One of the largest solar flares on record occurred today, September 07. Very active Region 808 produced a powerful X17 flare (R4 on the NOAA Scale) observed on the NOAA GOES satellite at 07/1740 UTC (September 07, 1:40 p.m. EDT). This flare, the 4th largest in the last 15 years, erupted just as the Region 808 sunspot cluster was rotating onto the visible disk of the sun. Intense radio emissions were also associated with this flare. A very bright and fast coronal mass ejection was observed on coronagraph imagery; however, the material was not Earth directed. An S1 - S2 radiation storm is expected following this eruption, but is not expected to begin until late on September 07 or early September 08.

This event created a complete blackout of high frequency communications on the daylit side of Earth. Communications used by emergency services along the Gulf Coast may have experienced problems due to this flare. Low frequency navigation systems may also have experienced a period of significant degradation.

Over the past two weeks, this active region produced a series of significant solar eruptions as it made its passage around the back side of the Sun. Significant eruptions are expected in the coming days. Agencies impacted by space weather storms may experience disruptions over the next two weeks. These include spacecraft operations, electric power systems, HF communications, and low-frequency navigations systems.


It is interesting that even though the CME isn't Earth bound, that some radiation is. We would have had one heck of an aurora if it was (Similar to Nov 2004's X-20+ I think).

For me there are two seasons... storm season, and northern lights season. Both can be equally frustrating. to capture.

Without any regard to communication disruption, I hope this thing takes another shot at Earth when it is better positioned.
Yet another flare about an hour ago. This was less intense, but still an X 5.4.

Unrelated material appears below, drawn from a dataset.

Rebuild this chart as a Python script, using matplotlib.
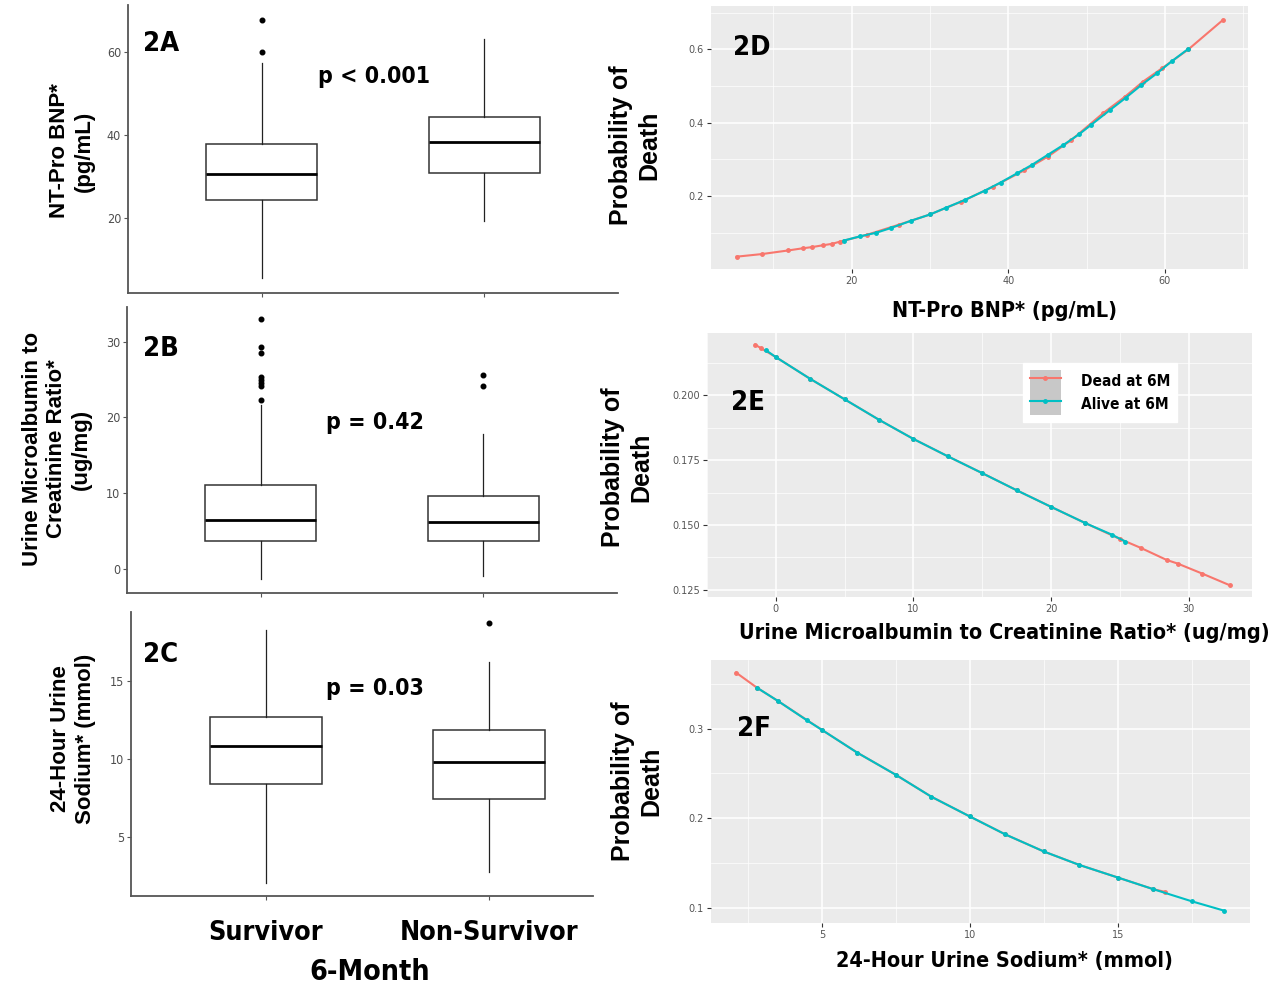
import matplotlib
matplotlib.use("Agg")
import matplotlib.pyplot as plt
from matplotlib import font_manager as fm
from matplotlib.lines import Line2D
from matplotlib.patches import Patch
from matplotlib.legend_handler import HandlerTuple

# ---------------- data ----------------
groups = ["Survivor", "Non-Survivor"]

# 2A NT-Pro BNP boxplots
bnp_q1 = [24.3, 30.8]
bnp_med = [30.6, 38.3]
bnp_q3 = [37.8, 44.3]
bnp_lo = [5.5, 19.3]
bnp_hi = [57.3, 63.1]
bnp_out = [[59.8, 67.6], []]

# 2B Urine microalbumin / creatinine
uacr_q1 = [3.7, 3.7]
uacr_med = [6.4, 6.2]
uacr_q3 = [11.0, 9.65]
uacr_lo = [-1.4, -0.97]
uacr_hi = [21.6, 17.8]
uacr_out = [[22.3, 24.1, 24.5, 24.9, 25.3, 28.5, 29.3, 33.0], [24.1, 25.6]]

# 2C 24-hour urine sodium
na_q1 = [8.45, 7.45]
na_med = [10.86, 9.8]
na_q3 = [12.72, 11.9]
na_lo = [2.1, 2.8]
na_hi = [18.3, 16.2]
na_out = [[], [18.7]]

p_values = ["p < 0.001", "p = 0.42", "p = 0.03"]

# 2D probability of death vs NT-Pro BNP
d_dead_x = [5.3, 8.5, 11.9, 13.8, 14.9, 16.3, 17.5, 18.5, 22, 26, 30, 34, 38, 42, 45, 48, 52.1, 54.9, 57.2, 59.6, 63, 67.4]
d_dead_y = [0.035, 0.042, 0.052, 0.058, 0.061, 0.066, 0.070, 0.076, 0.095, 0.122, 0.150, 0.185, 0.225, 0.270,
            0.307, 0.352, 0.426, 0.471, 0.512, 0.548, 0.600, 0.680]
d_alive_x = [19, 21, 23.1, 25, 27.6, 30, 32, 34.5, 37, 39, 41.1, 43, 45, 47, 49, 50.5, 53, 55, 57, 59, 60.9, 62.9]
d_alive_y = [0.079, 0.090, 0.100, 0.113, 0.133, 0.150, 0.168, 0.190, 0.215, 0.237, 0.262, 0.285, 0.312, 0.339,
             0.368, 0.393, 0.435, 0.468, 0.503, 0.535, 0.568, 0.600]

# 2E probability of death vs UACR
e_dead_x = [-1.5, -1.1, 0, 2.5, 5, 7.5, 10, 12.5, 15, 17.5, 20, 22.5, 25, 26.5, 28.4, 29.2, 31, 33]
e_dead_y = [0.2196, 0.2183, 0.2148, 0.2064, 0.1985, 0.1906, 0.1832, 0.1765, 0.1700, 0.1634, 0.1570, 0.1507,
            0.1446, 0.1412, 0.1365, 0.1351, 0.1312, 0.1267]
e_alive_x = [-0.7, 0, 2.5, 5, 7.5, 10, 12.5, 15, 17.5, 20, 22.5, 24.4, 25.4]
e_alive_y = [0.2174, 0.2148, 0.2064, 0.1985, 0.1906, 0.1832, 0.1765, 0.1700, 0.1634, 0.1570, 0.1507, 0.1463, 0.1436]

# 2F probability of death vs urine sodium
f_dead_x = [2.1, 2.8, 3.5, 5, 6.2, 7.5, 8.7, 10, 11.2, 12.5, 13.7, 15, 16.2, 16.6]
f_dead_y = [0.3623, 0.3456, 0.331, 0.2985, 0.273, 0.2484, 0.224, 0.202, 0.182, 0.163, 0.148, 0.134, 0.121, 0.118]
f_alive_x = [2.8, 3.5, 4.5, 5, 6.2, 7.5, 8.7, 10, 11.2, 12.5, 13.7, 15, 16.2, 17.5, 18.6]
f_alive_y = [0.3456, 0.331, 0.309, 0.2985, 0.273, 0.2484, 0.224, 0.202, 0.182, 0.163, 0.148, 0.134, 0.121,
             0.1075, 0.097]

legend_labels = ["Dead at 6M", "Alive at 6M"]
RED = "#F8766D"
TEAL = "#00BFC4"

# ---------------- fonts ----------------
names = {f.name for f in fm.fontManager.ttflist}
NARROW = "Liberation Sans Narrow" if "Liberation Sans Narrow" in names else "DejaVu Sans"
NSTRETCH = "normal" if NARROW == "Liberation Sans Narrow" else "condensed"
SCALE = 1.0 if NARROW == "Liberation Sans Narrow" else 0.79
WIDE = "Liberation Sans" if "Liberation Sans" in names else "DejaVu Sans"

W, H = 1280, 989
fig = plt.figure(figsize=(W / 100, H / 100), dpi=100)
fig.patch.set_facecolor("white")


def add_ax(x0, y0, x1, y1):
    return fig.add_axes([x0 / W, 1 - y1 / H, (x1 - x0) / W, (y1 - y0) / H])


def ftext(x, y, s, **kw):
    return fig.text(x / W, 1 - y / H, s, **kw)


def narrow(size):
    return dict(family=[NARROW, "DejaVu Sans"], fontstretch=NSTRETCH, fontweight="bold", fontsize=size * SCALE)


# ---------------- box plot panels ----------------
box_specs = [
    ((128, 5, 618, 293), (0.4, 2.6), (1.9, 71.2), [20, 40, 60],
     (bnp_q1, bnp_med, bnp_q3, bnp_lo, bnp_hi, bnp_out), "2A", (143, 44), p_values[0], (318, 77)),
    ((127, 307, 617, 593), (0.4, 2.6), (-3.24, 34.6), [0, 10, 20, 30],
     (uacr_q1, uacr_med, uacr_q3, uacr_lo, uacr_hi, uacr_out), "2B", (143, 349), p_values[1], (326, 423)),
    ((131, 612, 593, 896), (0.395, 2.466), (1.25, 19.43), [5, 10, 15],
     (na_q1, na_med, na_q3, na_lo, na_hi, na_out), "2C", (143, 655), p_values[2], (326, 688)),
]
box_axes = []
for rect, xl, yl, yt, (q1, med, q3, lo, hi, out), tag, tpos, ptxt, ppos in box_specs:
    ax = add_ax(*rect)
    stats = [dict(q1=q1[i], med=med[i], q3=q3[i], whislo=lo[i], whishi=hi[i], fliers=out[i]) for i in range(2)]
    ax.bxp(stats, positions=[1, 2], widths=0.5, showcaps=False, patch_artist=True,
           boxprops=dict(facecolor="white", edgecolor="#333333", linewidth=1.1),
           medianprops=dict(color="black", linewidth=2.0),
           whiskerprops=dict(color="#222222", linewidth=0.9),
           flierprops=dict(marker="o", markerfacecolor="black", markeredgecolor="black", markersize=3.3))
    ax.set_xlim(*xl)
    ax.set_ylim(*yl)
    ax.set_yticks(yt)
    ax.set_xticks([1, 2])
    ax.set_xticklabels(["", ""])
    for s in ("top", "right"):
        ax.spines[s].set_visible(False)
    for s in ("left", "bottom"):
        ax.spines[s].set_color("#555555")
        ax.spines[s].set_linewidth(1.3)
    ax.tick_params(length=3, width=0.8, color="#555555", labelcolor="#4d4d4d", labelsize=9, pad=2)
    for lab in ax.get_yticklabels():
        lab.set_fontfamily([NARROW, "DejaVu Sans"])
        lab.set_fontstretch(NSTRETCH)
    box_axes.append(ax)
    ftext(tpos[0], tpos[1], tag, ha="left", va="center", **narrow(25))
    ftext(ppos[0], ppos[1], ptxt, ha="left", va="center", **narrow(21))

axC = box_axes[2]
axC.set_xticklabels(groups)
axC.tick_params(axis="x", pad=14)
for lab in axC.get_xticklabels():
    lab.set_fontfamily([NARROW, "DejaVu Sans"])
    lab.set_fontstretch(NSTRETCH)
    lab.set_fontweight("bold")
    lab.set_fontsize(24.5 * SCALE)
    lab.set_color("black")
ftext(370, 972, "6-Month", ha="center", va="center", **narrow(26))

# left y labels
ylab_kw = dict(family=[WIDE, "DejaVu Sans"], fontweight="bold", fontsize=16, rotation=90,
               ha="center", va="center", multialignment="center", linespacing=1.2)
ftext(72, 151, "NT-Pro BNP*\n(pg/mL)", **ylab_kw)
ftext(57, 449, "Urine Microalbumin to\nCreatinine Ratio*\n(ug/mg)", **ylab_kw)
ftext(73, 739, "24-Hour Urine\nSodium* (mmol)", **ylab_kw)

# ---------------- probability panels ----------------
prob_specs = [
    ((711, 6, 1248, 269), (2.03, 70.6), (0.0014, 0.718), [20, 40, 60], [10, 30, 50, 70],
     [0.2, 0.4, 0.6], [0.1, 0.3, 0.5, 0.7], ["0.2", "0.4", "0.6"],
     (d_dead_x, d_dead_y, d_alive_x, d_alive_y), "2D", (733, 48), "NT-Pro BNP* (pg/mL)", (1004, 311), (635, 145)),
    ((707, 333, 1252, 597), (-3.29, 34.6), (0.1222, 0.2241), [0, 10, 20, 30], [-5, 5, 15, 25],
     [0.125, 0.150, 0.175, 0.200], [0.1375, 0.1625, 0.1875, 0.2125], ["0.125", "0.150", "0.175", "0.200"],
     (e_dead_x, e_dead_y, e_alive_x, e_alive_y), "2E", (731, 403),
     "Urine Microalbumin to Creatinine Ratio* (ug/mg)", (1004, 633), (627, 467)),
    ((711, 660, 1250, 923), (1.25, 19.47), (0.0833, 0.3764), [5, 10, 15], [2.5, 7.5, 12.5, 17.5],
     [0.1, 0.2, 0.3], [0.15, 0.25, 0.35], ["0.1", "0.2", "0.3"],
     (f_dead_x, f_dead_y, f_alive_x, f_alive_y), "2F", (737, 729), "24-Hour Urine Sodium* (mmol)", (1004, 961),
     (637, 781)),
]
prob_axes = []
for (rect, xl, yl, xt, xmin, yt, ymin, ytl, (dx, dy, axx, ayy), tag, tpos, xlab, xlab_pos, ylab_pos) in prob_specs:
    ax = add_ax(*rect)
    ax.set_facecolor("#EBEBEB")
    ax.set_xlim(*xl)
    ax.set_ylim(*yl)
    ax.set_xticks(xt)
    ax.set_xticks(xmin, minor=True)
    ax.set_yticks(yt)
    ax.set_yticklabels(ytl)
    ax.set_yticks(ymin, minor=True)
    ax.grid(which="major", color="white", linewidth=1.1)
    ax.grid(which="minor", color="white", linewidth=0.5)
    ax.set_axisbelow(True)
    for s in ax.spines.values():
        s.set_visible(False)
    ax.tick_params(which="major", length=3, width=0.8, color="#333333", labelcolor="#555555", labelsize=7, pad=2)
    ax.tick_params(which="minor", length=0)
    ax.plot(dx, dy, color=RED, linewidth=1.5, marker="o", markersize=2.5, zorder=3)
    ax.plot(axx, ayy, color=TEAL, linewidth=1.5, marker="o", markersize=2.5, zorder=4)
    prob_axes.append(ax)
    ftext(tpos[0], tpos[1], tag, ha="left", va="center", **narrow(25))
    ftext(xlab_pos[0], xlab_pos[1], xlab, ha="center", va="center", **narrow(19.6))
    ftext(ylab_pos[0], ylab_pos[1], "Probability of\nDeath", family=[WIDE, "DejaVu Sans"], fontweight="bold",
          fontsize=18, rotation=90, ha="center", va="center", multialignment="center", linespacing=1.2)

# legend in 2E
axE = prob_axes[1]
key_bg = "#C8C8C8"
handles = [
    (Patch(facecolor=key_bg, edgecolor="none"),
     Line2D([], [], color=RED, linewidth=1.5, marker="o", markersize=2.5)),
    (Patch(facecolor=key_bg, edgecolor="none"),
     Line2D([], [], color=TEAL, linewidth=1.5, marker="o", markersize=2.5)),
]
leg = axE.legend(handles, legend_labels, handler_map={tuple: HandlerTuple(ndivide=1)},
                 loc="upper left", bbox_to_anchor=(1023 / W, 1 - 363 / H), bbox_transform=fig.transFigure,
                 frameon=True, fancybox=False, framealpha=1, edgecolor="white", facecolor="white",
                 prop=dict(family=[NARROW, "DejaVu Sans"], stretch=NSTRETCH, weight="bold", size=14 * SCALE),
                 handlelength=2.0, handleheight=1.9, labelspacing=0.0, handletextpad=1.3,
                 borderpad=0.45, borderaxespad=0)

fig.savefig("out.png", dpi=100, facecolor="white")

Hopefully we'll have some more activity during the next 2 weeks so we can see northern lights again.
i saw my first aurora last year in the heart of Chicago. it wasant as vivid as up north but it was fantastic, im going to go up to alaska and watch these things one of these days
Good news, especially with a sunspot of this size and intensity. I'll keep my eye on this one for sure as it comes into good alignment for earthbound CMEs :D.
Anyone interested in the aurora should be watching the skies the next few nights. Yesterday (9-13) the sun erupted three X class flares. R3 radio blackouts were reported and we are currently in a S2 radiation storm. Tonight or tomorrow the CME should hit the earth and trigger a severe to extreme geomagnetic storm. Spaceweather.com states that viewers as far south as Texas might be able to see the aurora.

My space WX sources:

Witnessed some weak aurora on September 11th. This photo was taken north of Perry Lake, KS. Darin and I went out early that morning and saw a nice flare. Not too bad for KS. This was my first time seeing this, and hopefully not the last.

Here is one that I took....adjusted a little for contrast so it's a bit noisy

I just got another bulletin that tonight should be a good night (9/15). I also checked the planetary K index (spaceweather.com) and it is climbing.

Why should I care :) down here at the 34th parallel? Well, wishful thinking but I do see shots taken in Flagstaff and Payson (Payson is one hour up the road from me).

This guy, Chris Schur, got a nice shot up there in Payson.


I would just be so happy to see one (never have).